Daniel Sá
O desporto vive uma revolução silenciosa que pode mudar para sempre a forma como os adeptos consomem o jogo. Durante décadas, os direitos televisivos foram a principal fonte de receita para clubes e ligas, negociados com operadores tradicionais que garantiam milhões em contratos de exclusividade. Mas essa lógica está a ser desafiada pelo modelo Direct-to-Consumer (D2C), que permite às organizações desportivas venderem diretamente aos adeptos, através de plataformas próprias de streaming e conteúdos digitais. A pergunta é inevitável: estará o desporto português preparado para esta mudança?
Olhando para a realidade do futebol, a Liga Portugal deu recentemente um passo importante ao entregar à Autoridade da Concorrência a proposta para a centralização dos direitos audiovisuais, antecipando em 11 meses o prazo definido pelo Governo. O objetivo é claro: maximizar o valor económico dos direitos e alinhar com as melhores práticas internacionais, incluindo a possibilidade de explorar novos formatos digitais e streaming. Este movimento segue a tendência das principais ligas europeias, que já trabalham com pacotes híbridos, combinando TV tradicional com plataformas OTT (Over-The-Top), como DAZN, Amazon Prime ou Disney+.
Porquê esta mudança? Porque os hábitos de consumo estão a evoluir rapidamente. O streaming oferece flexibilidade, personalização e interatividade, três atributos que os adeptos valorizam cada vez mais. Nos últimos anos, as plataformas digitais passaram a oferecer múltiplas câmaras, estatísticas em tempo real, chats interativos e conteúdos sob procura, transformando a experiência de assistir a futebol num produto muito mais envolvente.
Globalmente, o mercado de streaming desportivo está em expansão acelerada: só no primeiro trimestre de 2024, os serviços de streaming geraram 3,8 mil milhões de dólares em receitas, um crescimento de 383% face a 2019. E as previsões apontam para que as plataformas OTT atinjam 23,7 mil milhões de dólares até 2032, com uma taxa de crescimento anual superior a 10%.

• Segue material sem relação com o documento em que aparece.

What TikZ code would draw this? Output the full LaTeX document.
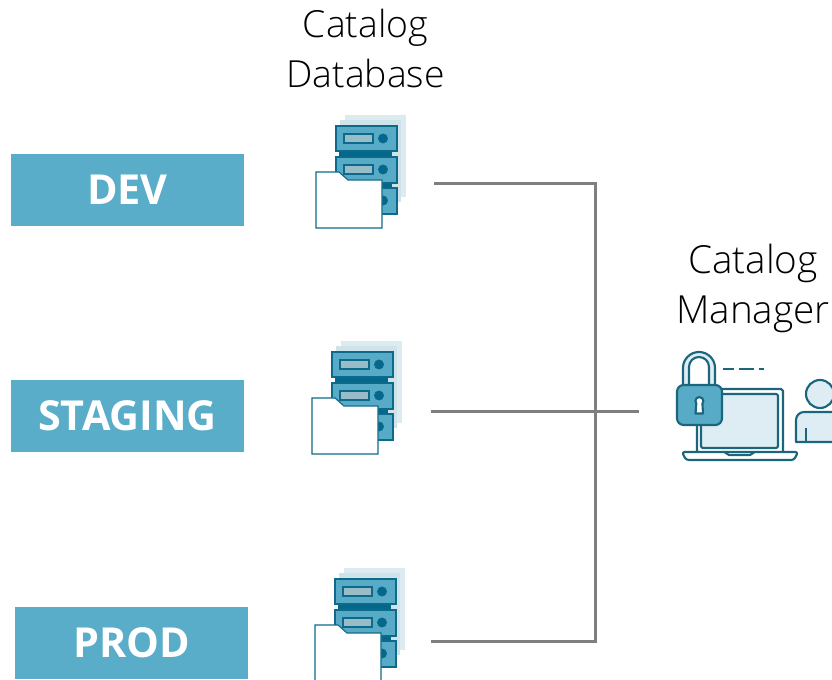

Mas nem tudo são vantagens. O streaming ainda enfrenta desafios como a fragmentação dos direitos, que obriga os adeptos a subscrever múltiplos serviços, e questões de acessibilidade, sobretudo em mercados com menor literacia digital. A transição será gradual e os modelos híbridos, combinando televisão e plataformas digitais, serão dominantes nos próximos anos.
Para os clubes portugueses, o D2C representa uma oportunidade única de aproximação ao adepto e de diversificação de receitas. Com plataformas próprias, podem oferecer conteúdos exclusivos, experiências premium, merchandising integrado e até programas de fidelização. Mais do que vender jogos, trata-se de vender uma relação contínua com o adepto. Exemplos internacionais não faltam: o Manchester City já utiliza inteligência artificial para personalizar ofertas e experiências, enquanto a NBA explora transmissões imersivas com realidade aumentada e integração com redes sociais.
O futuro do futebol português dependerá da capacidade de inovar e de investir em tecnologia. A centralização dos direitos é um primeiro passo, mas não chega. É preciso pensar além da venda para broadcasters e preparar um ecossistema digital que permita aos clubes controlar a experiência do adepto, monetizar dados e criar valor para patrocinadores. Porque, na era do D2C, quem detém a relação direta com o consumidor detém o poder.
A questão não é se esta mudança vai acontecer, mas quando. E, para quem ainda acredita que o streaming é apenas uma moda, basta olhar para os números: o consumo personalizado já é a norma para as novas gerações. O futebol português tem uma escolha a fazer: adaptar-se ou ficar para trás.